Repubblica 13.10.16
Noi, straniere in patria eterne pecore nere in un’Italia immobile
di Igiaba Scego
Q
uasi undici anni fa io e le mie amiche colleghe Ingy Mubiayi, Laila
Wadja, Gabriella Kuruvilla mandavamo alle stampe un volume di racconti
dal titolo Pecore Nere (Laterza). Quel titolo — nato da una fortunata
intuizione di Emanuele Coen che insieme a Flavia Capitani aveva curato
il volume — fotografava perfettamente la nostra condizione di paria
della società italiana. Eravamo made in Italy, nate e/o cresciute nel
Bel Paese, ma a causa delle nostre origini (ovvero i nostri genitori
stranieri) l’Italia non ci vedeva come figlie sue, come roba sua.

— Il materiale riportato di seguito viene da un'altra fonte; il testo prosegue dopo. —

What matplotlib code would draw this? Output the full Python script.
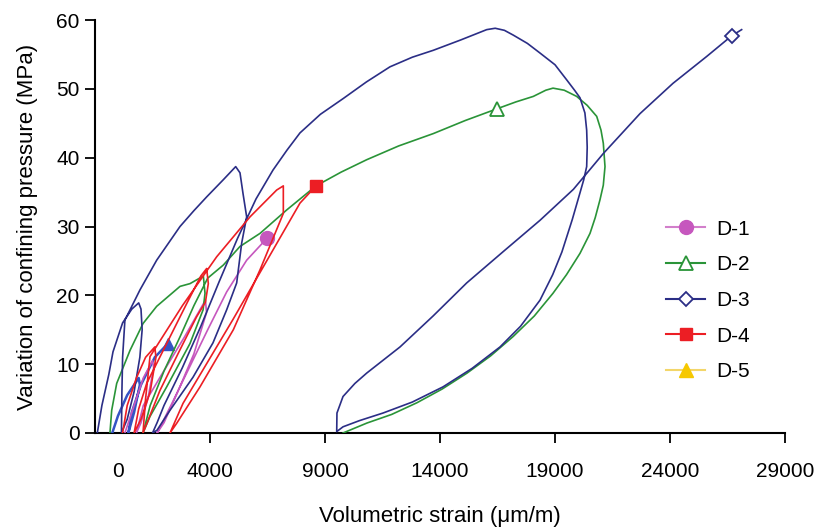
import matplotlib
matplotlib.use("Agg")
import matplotlib.pyplot as plt
from matplotlib.lines import Line2D

plt.rcParams['font.family'] = ['Liberation Sans', 'DejaVu Sans']

# ---- data (volumetric strain in um/m, confining pressure variation in MPa) ----
d1_x = [300, 700, 1100, 1500, 1550, 1300, 1000, 800, 1100, 1900, 2900, 3800, 3850, 3300, 2600, 2000, 1700,
        2300, 3100, 3900, 4725, 5594, 6480]
d1_y = [0, 4, 8, 10.5, 9.5, 5, 1.5, 0, 4, 8.5, 14, 19.3, 17.5, 11.5, 6, 1.5, 0,
        4, 9.5, 15, 20.5, 25.1, 28.3]

d2_x = [-350, -274, -57, 522, 957, 1087, 1681, 2696, 3130, 3710, 3783, 3700, 3130, 2116, 1391, 1087,
        1400, 2000, 2700, 3300, 3900, 4580, 5304, 6174, 7333, 8609, 9700, 10812, 12200, 13710, 15100,
        16478, 17300, 18057, 18600, 18913, 19400, 19943, 20400, 20813, 21000, 21100, 21174, 21100,
        20957, 20750, 20522, 20087, 19500, 18913, 18100, 17174, 16200, 15174, 14100, 13000, 11900,
        10826, 9783]
d2_y = [0, 3.3, 7.2, 12, 15, 15.9, 18.4, 21.3, 21.7, 22.8, 20.3, 17.9, 13, 6.7, 2.4, 0,
        4, 9, 14, 18.5, 22.5, 24.4, 27.1, 29, 32.4, 35.9, 37.9, 39.7, 41.7, 43.5, 45.4,
        47.1, 48.1, 48.9, 49.8, 50.1, 49.8, 48.9, 47.6, 46, 44, 42.1, 38.7, 36,
        33.9, 31.3, 29, 26.1, 23, 20.3, 17, 14, 11.2, 8.7, 6.4, 4.4, 2.7,
        1.45, 0]

d3_x = [-900, -700, -400, -217, 200, 600, 900, 1000, 1050, 950, 700, 400, 150,
        170, 200, 300, 957, 1681, 2696, 3300, 3855, 4580, 5117,
        5304, 5435, 5594, 5378, 5160, 4725, 4130, 3261, 2261, 1696, 1500,
        1700, 2000, 2800, 3600, 4400, 5200, 6000, 6739, 7348, 7913, 8800, 9796, 10800, 11826, 12800,
        13710, 14900, 16030, 16400, 16800, 17188, 17800, 18348, 19000, 19509, 19850, 20087, 20300,
        20377, 20400, 20377, 20250, 20087, 19750, 19300, 18900, 18348, 17500, 16609, 15400, 14130,
        12800, 11522, 10500, 9783, 9509,
        9520, 9783, 10300, 10812, 12261, 13700, 15160, 16800, 18348, 19800, 21100, 22696, 24130,
        25594, 26680, 27115]
d3_y = [0, 4, 8.5, 11.8, 16, 18, 18.9, 18, 15, 11, 6, 2, 0,
        6, 11, 16.4, 20.8, 25.1, 30, 32.3, 34.3, 36.8, 38.7,
        37.8, 34.8, 31.4, 27.6, 21.8, 17.9, 13.1, 8.1, 3.3, 0.4, 0,
        1.5, 4, 9.5, 15.5, 22, 28.3, 34, 38.2, 41.1, 43.6, 46.3, 48.6, 51, 53.2, 54.6,
        55.6, 57.1, 58.6, 58.8, 58.5, 57.8, 56.6, 55.2, 53.5, 51.3, 49.8, 48.7, 46.5,
        44, 41.5, 38.7, 36.8, 34.9, 31, 26.3, 23, 19.3, 15.5, 12.5, 9.4, 6.7,
        4.5, 2.9, 1.8, 0.9, 0.2,
        2.9, 5.3, 7.2, 8.7, 12.5, 17, 21.8, 26.5, 30.9, 35.4, 40.6, 46.4, 50.8,
        54.7, 57.7, 58.6]

d4_x = [200, 400, 800, 1200, 1600, 1650, 1400, 1000, 700,
        900, 1246, 2116, 2987, 3600, 3855, 3927, 3800, 3420, 2696, 1826, 1087,
        1200, 1391, 2800, 4290, 5739, 6900, 7188, 7188, 6174, 5014, 3565, 2550, 2260,
        2826, 5000, 7913, 8609]
d4_y = [0, 4, 8, 11, 12.5, 11, 6, 2, 0,
        3.5, 7.2, 13, 18.8, 22.8, 23.9, 21.7, 19, 16.9, 12.1, 6.2, 0,
        5, 11.1, 18.5, 25.6, 31.4, 35.3, 35.9, 31.9, 23.7, 15, 6.7, 1.4, 0,
        4.3, 16.5, 33.4, 35.9]

d5_x = [-250, 0, 400, 900, 950, 700, 450, 600, 1000, 1600, 2174]
d5_y = [0, 2.5, 5.5, 8, 7, 3, 0, 3, 7, 11, 13]

labels = ['D-1', 'D-2', 'D-3', 'D-4', 'D-5']
x_ticks = [4000, 9000, 14000, 19000, 24000, 29000]
y_ticks = [0, 10, 20, 30, 40, 50, 60]

# ---- styles ----
c1 = '#C657BE'
c2 = '#2A9438'
c3 = '#2B2E86'
c4 = '#EC1E24'
c5_line = '#3553C4'
c5_leg = '#F6C800'

fig = plt.figure(figsize=(8.21, 5.29), dpi=100)
ax = fig.add_axes([95 / 821, 1 - 433 / 529, (785 - 95) / 821, (433 - 20) / 529])

lw = 1.2
ax.plot(d5_x, d5_y, color=c5_line, lw=1.8, marker='^', markevery=[len(d5_x) - 1], ms=9,
        mfc=c5_line, mec=c5_line, zorder=3)
ax.plot(d1_x, d1_y, color=c1, lw=lw, marker='o', markevery=[len(d1_x) - 1], ms=10,
        mfc=c1, mec=c1, zorder=4)
ax.plot(d2_x, d2_y, color=c2, lw=lw, marker='^', markevery=[d2_x.index(16478)], ms=10,
        mfc='white', mec=c2, mew=1.3, zorder=4)
ax.plot(d3_x, d3_y, color=c3, lw=lw, marker='D', markevery=[len(d3_x) - 2], ms=7,
        mfc='white', mec=c3, mew=1.3, zorder=4)
ax.plot(d4_x, d4_y, color=c4, lw=lw, marker='s', markevery=[len(d4_x) - 1], ms=9,
        mfc=c4, mec=c4, zorder=5)

ax.set_xlim(-1000, 29000)
ax.set_ylim(0, 60)
for s in ['top', 'right']:
    ax.spines[s].set_visible(False)
for s in ['left', 'bottom']:
    ax.spines[s].set_linewidth(1.5)
    ax.spines[s].set_color('black')

ax.set_xticks(x_ticks)
ax.set_xticklabels([str(v) for v in x_ticks])
ax.set_xticks([0], labels=['0'], minor=True)
ax.set_yticks(y_ticks)
ax.tick_params(axis='both', which='major', direction='out', length=7, width=1.3,
               labelsize=15, pad=4, colors='black')
ax.tick_params(axis='x', which='major', pad=14)
ax.tick_params(axis='x', which='minor', length=0, labelsize=15, pad=21)

ax.set_xlabel('Volumetric strain (μm/m)', fontsize=16, labelpad=18)
ax.set_ylabel('Variation of confining pressure (MPa)', fontsize=16, labelpad=13)

handles = [
    Line2D([], [], color='#D27FCB', lw=1.5, marker='o', ms=10, mfc=c1, mec=c1),
    Line2D([], [], color=c2, lw=1.5, marker='^', ms=10, mfc='white', mec=c2, mew=1.3),
    Line2D([], [], color=c3, lw=1.5, marker='D', ms=7, mfc='white', mec=c3, mew=1.3),
    Line2D([], [], color=c4, lw=1.5, marker='s', ms=9, mfc=c4, mec=c4),
    Line2D([], [], color='#F3D66A', lw=1.5, marker='^', ms=10, mfc=c5_leg, mec=c5_leg),
]
fig.legend(handles, labels, loc='upper left', bbox_to_anchor=(647 / 821, 1 - 201 / 529),
           frameon=False, fontsize=15, handlelength=1.9, labelspacing=0.8, handletextpad=0.5)

fig.savefig('out.png', dpi=100, facecolor='white')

Eravamo appunto delle pecore nere.
Mi ricordo che in uno dei mie
racconti, Salsicce, al centro della scena c’era una ragazza musulmana
sunnita che voleva mangiare carne di maiale, proibita dalla religione
islamica. Voleva compiere un peccato, qualcosa che non voleva fare, solo
per essere accettata, per dimostrare agli italiani di essere italiana
pure lei. Con quelle “salsicce” avevo di fatto messo in scena la
lacerazione in cui vivevamo noi seconde generazioni allora. Noi ci
sentivamo addosso al 100% la terra dei nostri genitori e al 100%
l’Italia in cui eravamo nati, cresciuti, l’Italia che ci aveva
abbracciato e accompagnato al nostro primo giorno di scuola. La ragazza
non a caso nel racconto non riesce a frazionarsi, non sa se è più
somala, più italiana, ¾ somala, ¼ italiana o tutto il contrario. «Non so
rispondere », dirà, «non mi sono mai frazionata prima d’ora». Ma poi la
legge, lo stato, l’Italia ti porta proprio a questo, a frazionarti, a
vivisezionarti, a odiarti in alcuni casi. Non concedere il diritto di
cittadinanza ai figli di migranti nati e cresciuti in questo Paese ha
significato di fatto marginalizzare una fetta importante di società,
bloccare energie vitali, creare un ghetto emotivo dove si è diventati di
fatto italiani di serie B, italiani con il permesso di soggiorno.
Dopo
undici anni Pecore Nere è ancora molto letto. È un longseller.
L’antologia è stata citata pure dal presidente Giorgio Napolitano in un
discorso pubblico. Ma ogni volta che vedo il libro su uno scaffale o tra
le mani di un lettore mi prende un po’ il magone. E questa si trasforma
in pura disperazione quando qualcuno mi dice «ah quanto è attuale
quello che avete scritto». Lì vorrei piangere tutte le mie lacrime. Non
vorrei fosse attuale. Oggi siamo ancora come undici anni fa. È triste.
Possibile che la nostra Italia sia ancora così immobile? Possibile che
siamo ancora, dopo undici anni, stranieri nella nostra nazione?